Required task.
Exclude the pictures and reproduce the remaining data exactly as written.
+++
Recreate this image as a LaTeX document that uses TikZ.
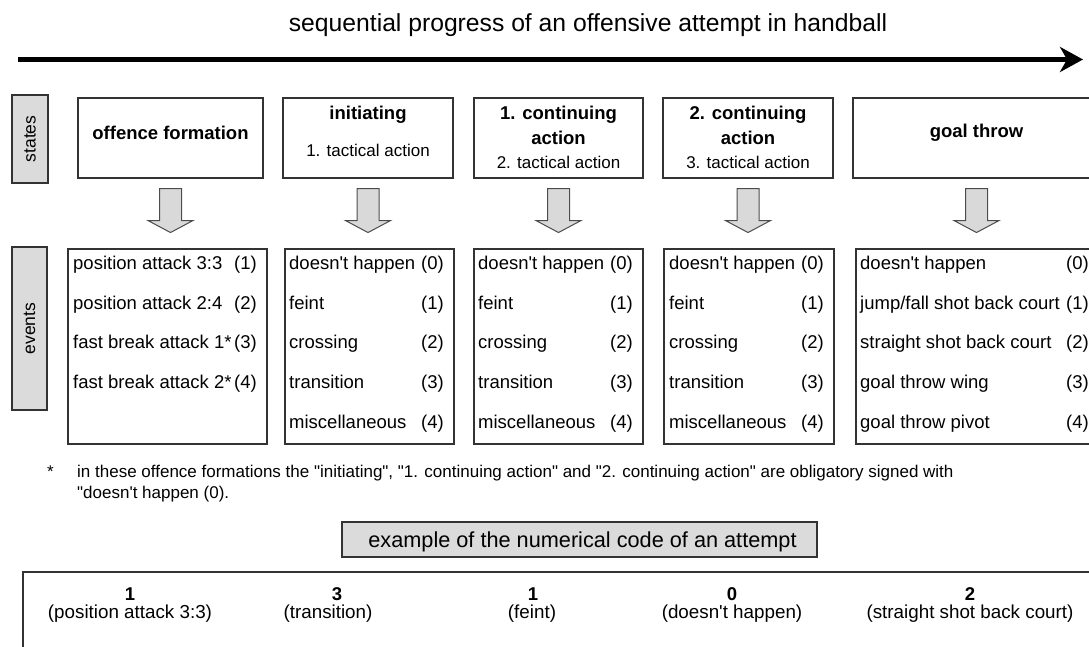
\documentclass[tikz,border=0pt]{standalone}
\usepackage{fontspec}
\setmainfont{Liberation Sans}[Ligatures=TeXOff]
\usetikzlibrary{arrows.meta}
\newcommand{\fsz}[1]{\fontsize{#1}{#1}\selectfont}

\begin{document}
\begin{tikzpicture}
[x=1pt, y=1pt,
 box/.style={draw=black!80, line width=1.1pt, inner sep=0pt},
 statebox/.style={box, minimum height=80pt},
 eventbox/.style={box, minimum height=195pt},
 sidebox/.style={box, fill=black!14, rotate=90, font=\fsz{17.5}},
 head/.style={font=\bfseries\fsz{18.5}},
 tact/.style={font=\fsz{17}},
 ev/.style={font=\fsz{18.5}, inner sep=0pt, text height=13.5pt, text depth=4pt, anchor=west},
 num/.style={ev, anchor=east},
 blockarrow/.style={draw=black!70, fill=black!15, line width=1pt, line join=miter},
 code/.style={font=\bfseries\fsz{18.5}, inner sep=0pt, text height=13pt, text depth=0pt},
 codetext/.style={font=\fsz{18.8}, inner sep=0pt, text height=13.5pt, text depth=4pt}]
\useasboundingbox (0,0) rectangle (1089,646);
\clip (0,0) rectangle (1089,646);

% title and time line
\node[font=\fsz{24.7}, anchor=base, inner sep=0pt] (title) at (588,614)
  {sequential progress of an offensive attempt in handball};
\coordinate (start) at (18,586.5);
\coordinate (end) at (1083,586.5);
\draw[line width=5pt, -{Stealth[length=23pt,width=25pt,inset=7pt]}] (start) -- (end);

% states
\node[sidebox, minimum width=88pt, minimum height=36pt] (states) at (30,507) {states};
\node[statebox, minimum width=185pt] (s1) at (170.5,508) {};
\node[statebox, minimum width=170pt] (s2) at (368,508) {};
\node[statebox, minimum width=169pt] (s3) at (558.5,508) {};
\node[statebox, minimum width=170pt] (s4) at (748,508) {};
\node[statebox, minimum width=247pt] (s5) at (976.5,508) {};

\node[head] (s1a) at (170.5,513) {offence formation};
\node[head] (s2a) at (368,531) {initiating};
\node[tact] (s2b) at (368,496) {1. tactical action};
\node[head] (s3a) at (558.5,531) {1. continuing};
\node[head] (s3b) at (558.5,508) {action};
\node[tact] (s3c) at (558.5,484) {2. tactical action};
\node[head] (s4a) at (748,531) {2. continuing};
\node[head] (s4b) at (748,508) {action};
\node[tact] (s4c) at (748,484) {3. tactical action};
\node[head] (s5a) at (976.5,513) {goal throw};

% events
\node[sidebox, minimum width=163pt, minimum height=35pt] (events) at (29.5,317.5) {events};
\node[eventbox, minimum width=199pt] (e1) at (167.5,299.5) {};
\node[eventbox, minimum width=169pt] (e2) at (369.5,299.5) {};
\node[eventbox, minimum width=169pt] (e3) at (558.5,299.5) {};
\node[eventbox, minimum width=170pt] (e4) at (749,299.5) {};
\node[eventbox, minimum width=244pt] (e5) at (978,299.5) {};

\foreach \i in {1,...,5}
  \draw[blockarrow] ([xshift=-11pt,yshift=-10pt]s\i.south) -- ++(22,0) -- ++(0,-32)
    -- ++(11.5,0) -- ++(-22.5,-12) -- ++(-22.5,12) -- ++(11.5,0) -- cycle;

\node[ev] (e1a) at (73,381) {position attack 3:3};
\node[num] (e1an) at (257,381) {(1)};
\node[ev] (e1b) at (73,341) {position attack 2:4};
\node[num] (e1bn) at (257,341) {(2)};
\node[ev] (e1c) at (73,302) {fast break attack 1*};
\node[num] (e1cn) at (257,302) {(3)};
\node[ev] (e1d) at (73,262) {fast break attack 2*};
\node[num] (e1dn) at (257,262) {(4)};

\node[ev] (e2a) at (289,381) {doesn't happen};
\node[num] (e2an) at (444,381) {(0)};
\node[ev] (e2b) at (289,341) {feint};
\node[num] (e2bn) at (444,341) {(1)};
\node[ev] (e2c) at (289,302) {crossing};
\node[num] (e2cn) at (444,302) {(2)};
\node[ev] (e2d) at (289,262) {transition};
\node[num] (e2dn) at (444,262) {(3)};
\node[ev] (e2e) at (289,222) {miscellaneous};
\node[num] (e2en) at (444,222) {(4)};

\node[ev] (e3a) at (478,381) {doesn't happen};
\node[num] (e3an) at (633,381) {(0)};
\node[ev] (e3b) at (478,341) {feint};
\node[num] (e3bn) at (633,341) {(1)};
\node[ev] (e3c) at (478,302) {crossing};
\node[num] (e3cn) at (633,302) {(2)};
\node[ev] (e3d) at (478,262) {transition};
\node[num] (e3dn) at (633,262) {(3)};
\node[ev] (e3e) at (478,222) {miscellaneous};
\node[num] (e3en) at (633,222) {(4)};

\node[ev] (e4a) at (669,381) {doesn't happen};
\node[num] (e4an) at (824,381) {(0)};
\node[ev] (e4b) at (669,341) {feint};
\node[num] (e4bn) at (824,341) {(1)};
\node[ev] (e4c) at (669,302) {crossing};
\node[num] (e4cn) at (824,302) {(2)};
\node[ev] (e4d) at (669,262) {transition};
\node[num] (e4dn) at (824,262) {(3)};
\node[ev] (e4e) at (669,222) {miscellaneous};
\node[num] (e4en) at (824,222) {(4)};

\node[ev] (e5a) at (860,381) {doesn't happen};
\node[ev] (e5an) at (1066,381) {(0)};
\node[ev] (e5b) at (860,341) {jump/fall shot back court};
\node[ev] (e5bn) at (1066,341) {(1)};
\node[ev] (e5c) at (860,302) {straight shot back court};
\node[ev] (e5cn) at (1066,302) {(2)};
\node[ev] (e5d) at (860,262) {goal throw wing};
\node[ev] (e5dn) at (1066,262) {(3)};
\node[ev] (e5e) at (860,222) {goal throw pivot};
\node[ev] (e5en) at (1066,222) {(4)};

% footnote
\node[font=\fsz{17}, anchor=base west, inner sep=0pt] (star) at (47,168.7) {*};
\node[font=\fsz{17}, anchor=base west, inner sep=0pt] (note1) at (77,168.7)
  {in these offence formations the "initiating", "1. continuing action" and "2. continuing action" are obligatory signed with};
\node[font=\fsz{17}, anchor=base west, inner sep=0pt] (note2) at (77,147.3)
  {"doesn't happen (0).};

% example
\node[box, fill=black!14, minimum width=475pt, minimum height=35pt] (example) at (579.5,106.5) {};
\node[font=\fsz{21.7}, inner sep=0pt] (exampletext) at (582.5,104) {example of the numerical code of an attempt};
\node[box, minimum width=1077pt, minimum height=94pt] (codebox) at (561.5,27) {};

\node[code] (c1) at (130,52) {1};
\node[codetext] (c1t) at (130,32.5) {(position attack 3:3)};
\node[code] (c2) at (337,52) {3};
\node[codetext] (c2t) at (328,32.5) {(transition)};
\node[code] (c3) at (533,52) {1};
\node[codetext] (c3t) at (532,32.5) {(feint)};
\node[code] (c4) at (732,52) {0};
\node[codetext] (c4t) at (732,32.5) {(doesn't happen)};
\node[code] (c5) at (970,52) {2};
\node[codetext] (c5t) at (970,32.5) {(straight shot back court)};
\end{tikzpicture}
\end{document}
+++
Answer to the exercise.
Recreate this image as a LaTeX document that uses TikZ.
\documentclass[tikz,border=0pt]{standalone}
\usepackage{fontspec}
\setmainfont{Liberation Sans}[Ligatures=TeXOff]
\usetikzlibrary{arrows.meta}
\newcommand{\fsz}[1]{\fontsize{#1}{#1}\selectfont}

\begin{document}
\begin{tikzpicture}
[x=1pt, y=1pt,
 box/.style={draw=black!80, line width=1.1pt, inner sep=0pt},
 statebox/.style={box, minimum height=80pt},
 eventbox/.style={box, minimum height=195pt},
 sidebox/.style={box, fill=black!14, rotate=90, font=\fsz{17.5}},
 head/.style={font=\bfseries\fsz{18.5}},
 tact/.style={font=\fsz{17}},
 ev/.style={font=\fsz{18.5}, inner sep=0pt, text height=13.5pt, text depth=4pt, anchor=west},
 num/.style={ev, anchor=east},
 blockarrow/.style={draw=black!70, fill=black!15, line width=1pt, line join=miter},
 code/.style={font=\bfseries\fsz{18.5}, inner sep=0pt, text height=13pt, text depth=0pt},
 codetext/.style={font=\fsz{18.8}, inner sep=0pt, text height=13.5pt, text depth=4pt}]
\useasboundingbox (0,0) rectangle (1089,646);
\clip (0,0) rectangle (1089,646);

% title and time line
\node[font=\fsz{24.7}, anchor=base, inner sep=0pt] (title) at (588,614)
  {sequential progress of an offensive attempt in handball};
\coordinate (start) at (18,586.5);
\coordinate (end) at (1083,586.5);
\draw[line width=5pt, -{Stealth[length=23pt,width=25pt,inset=7pt]}] (start) -- (end);

% states
\node[sidebox, minimum width=88pt, minimum height=36pt] (states) at (30,507) {states};
\node[statebox, minimum width=185pt] (s1) at (170.5,508) {};
\node[statebox, minimum width=170pt] (s2) at (368,508) {};
\node[statebox, minimum width=169pt] (s3) at (558.5,508) {};
\node[statebox, minimum width=170pt] (s4) at (748,508) {};
\node[statebox, minimum width=247pt] (s5) at (976.5,508) {};

\node[head] (s1a) at (170.5,513) {offence formation};
\node[head] (s2a) at (368,531) {initiating};
\node[tact] (s2b) at (368,496) {1. tactical action};
\node[head] (s3a) at (558.5,531) {1. continuing};
\node[head] (s3b) at (558.5,508) {action};
\node[tact] (s3c) at (558.5,484) {2. tactical action};
\node[head] (s4a) at (748,531) {2. continuing};
\node[head] (s4b) at (748,508) {action};
\node[tact] (s4c) at (748,484) {3. tactical action};
\node[head] (s5a) at (976.5,513) {goal throw};

% events
\node[sidebox, minimum width=163pt, minimum height=35pt] (events) at (29.5,317.5) {events};
\node[eventbox, minimum width=199pt] (e1) at (167.5,299.5) {};
\node[eventbox, minimum width=169pt] (e2) at (369.5,299.5) {};
\node[eventbox, minimum width=169pt] (e3) at (558.5,299.5) {};
\node[eventbox, minimum width=170pt] (e4) at (749,299.5) {};
\node[eventbox, minimum width=244pt] (e5) at (978,299.5) {};

\foreach \i in {1,...,5}
  \draw[blockarrow] ([xshift=-11pt,yshift=-10pt]s\i.south) -- ++(22,0) -- ++(0,-32)
    -- ++(11.5,0) -- ++(-22.5,-12) -- ++(-22.5,12) -- ++(11.5,0) -- cycle;

\node[ev] (e1a) at (73,381) {position attack 3:3};
\node[num] (e1an) at (257,381) {(1)};
\node[ev] (e1b) at (73,341) {position attack 2:4};
\node[num] (e1bn) at (257,341) {(2)};
\node[ev] (e1c) at (73,302) {fast break attack 1*};
\node[num] (e1cn) at (257,302) {(3)};
\node[ev] (e1d) at (73,262) {fast break attack 2*};
\node[num] (e1dn) at (257,262) {(4)};

\node[ev] (e2a) at (289,381) {doesn't happen};
\node[num] (e2an) at (444,381) {(0)};
\node[ev] (e2b) at (289,341) {feint};
\node[num] (e2bn) at (444,341) {(1)};
\node[ev] (e2c) at (289,302) {crossing};
\node[num] (e2cn) at (444,302) {(2)};
\node[ev] (e2d) at (289,262) {transition};
\node[num] (e2dn) at (444,262) {(3)};
\node[ev] (e2e) at (289,222) {miscellaneous};
\node[num] (e2en) at (444,222) {(4)};

\node[ev] (e3a) at (478,381) {doesn't happen};
\node[num] (e3an) at (633,381) {(0)};
\node[ev] (e3b) at (478,341) {feint};
\node[num] (e3bn) at (633,341) {(1)};
\node[ev] (e3c) at (478,302) {crossing};
\node[num] (e3cn) at (633,302) {(2)};
\node[ev] (e3d) at (478,262) {transition};
\node[num] (e3dn) at (633,262) {(3)};
\node[ev] (e3e) at (478,222) {miscellaneous};
\node[num] (e3en) at (633,222) {(4)};

\node[ev] (e4a) at (669,381) {doesn't happen};
\node[num] (e4an) at (824,381) {(0)};
\node[ev] (e4b) at (669,341) {feint};
\node[num] (e4bn) at (824,341) {(1)};
\node[ev] (e4c) at (669,302) {crossing};
\node[num] (e4cn) at (824,302) {(2)};
\node[ev] (e4d) at (669,262) {transition};
\node[num] (e4dn) at (824,262) {(3)};
\node[ev] (e4e) at (669,222) {miscellaneous};
\node[num] (e4en) at (824,222) {(4)};

\node[ev] (e5a) at (860,381) {doesn't happen};
\node[ev] (e5an) at (1066,381) {(0)};
\node[ev] (e5b) at (860,341) {jump/fall shot back court};
\node[ev] (e5bn) at (1066,341) {(1)};
\node[ev] (e5c) at (860,302) {straight shot back court};
\node[ev] (e5cn) at (1066,302) {(2)};
\node[ev] (e5d) at (860,262) {goal throw wing};
\node[ev] (e5dn) at (1066,262) {(3)};
\node[ev] (e5e) at (860,222) {goal throw pivot};
\node[ev] (e5en) at (1066,222) {(4)};

% footnote
\node[font=\fsz{17}, anchor=base west, inner sep=0pt] (star) at (47,168.7) {*};
\node[font=\fsz{17}, anchor=base west, inner sep=0pt] (note1) at (77,168.7)
  {in these offence formations the "initiating", "1. continuing action" and "2. continuing action" are obligatory signed with};
\node[font=\fsz{17}, anchor=base west, inner sep=0pt] (note2) at (77,147.3)
  {"doesn't happen (0).};

% example
\node[box, fill=black!14, minimum width=475pt, minimum height=35pt] (example) at (579.5,106.5) {};
\node[font=\fsz{21.7}, inner sep=0pt] (exampletext) at (582.5,104) {example of the numerical code of an attempt};
\node[box, minimum width=1077pt, minimum height=94pt] (codebox) at (561.5,27) {};

\node[code] (c1) at (130,52) {1};
\node[codetext] (c1t) at (130,32.5) {(position attack 3:3)};
\node[code] (c2) at (337,52) {3};
\node[codetext] (c2t) at (328,32.5) {(transition)};
\node[code] (c3) at (533,52) {1};
\node[codetext] (c3t) at (532,32.5) {(feint)};
\node[code] (c4) at (732,52) {0};
\node[codetext] (c4t) at (732,32.5) {(doesn't happen)};
\node[code] (c5) at (970,52) {2};
\node[codetext] (c5t) at (970,32.5) {(straight shot back court)};
\end{tikzpicture}
\end{document}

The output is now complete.